A shocking one in every seven Indians is an alcohol consumer, making alcohol the most used addictive substance in the country followed by cannabis, opioids, sedatives and inhalants, reports the Tribune.
A national survey on the extent of drug abuse in India, which was conducted by AIIMS-New Delhi, has revealed that 14.6 per cent (16 crore) Indians aged 10 to 75 years are ‘current users’ (have had it at least once in the past 12 months) of alcohol. One in five of these consumers is an addict and requires urgent treatment.
The survey is the first in 15 years to give state-level estimates of drug abuse. The exact state-wise prevalence will be published tomorrow, but study lead investigators told The Tribune that Punjab was among the top five states with the highest prevalence of substance abuse across drug categories.
The national prevalence of current use of alcohol is the highest for all drug categories at 14.6 per cent with 17 men consuming alcohol for every one woman.
Other most abused substances are cannabis (current prevalence rate 2.8 per cent), opiods at 2.06 per cent and sedatives at 1.08 per cent.
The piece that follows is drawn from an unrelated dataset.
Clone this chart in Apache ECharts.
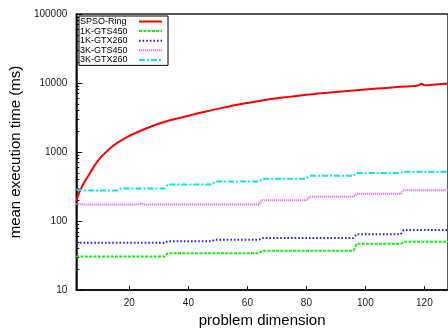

States with the highest prevalence of alcohol use are Chhattisgarh, Tripura, Punjab, Arunachal Pradesh and Goa.
Dr Atul Ambekar, report principal investigator and head of AIIMS National Drug Dependence Treatment Centre, which conducted the study for the Social Justice Ministry, said, “Total cannabis users in India are around three crore. Of them, 2 per cent are ‘bhang’ users and 1.2 per cent use ‘charas’ and ‘ganja’, which are illegal. The states with higher than national prevalence of cannabis are Uttar Pradesh, Punjab, Sikkim, Chhattisgarh and Delhi.”
Among opioids, heroin is the most abused, followed by pharmaceutical opioids and opium. The survey says of the total estimated 60 lakh people with opioid disorders in India, half are contributed by Uttar Pradesh, Punjab, Haryana, Delhi, Maharashtra, Rajasthan, Andhra Pradesh and Gujarat.
The states with the highest population on sedative use are Uttar Pradesh, Maharashtra, Punjab, Andhra Pradesh and Gujarat. About Punjab, Dr Ambekar said, “Not all drug abuse in Punjab can be attributed to cross-border challenges. Most drugs being abused are locally available. This needs to be addressed.”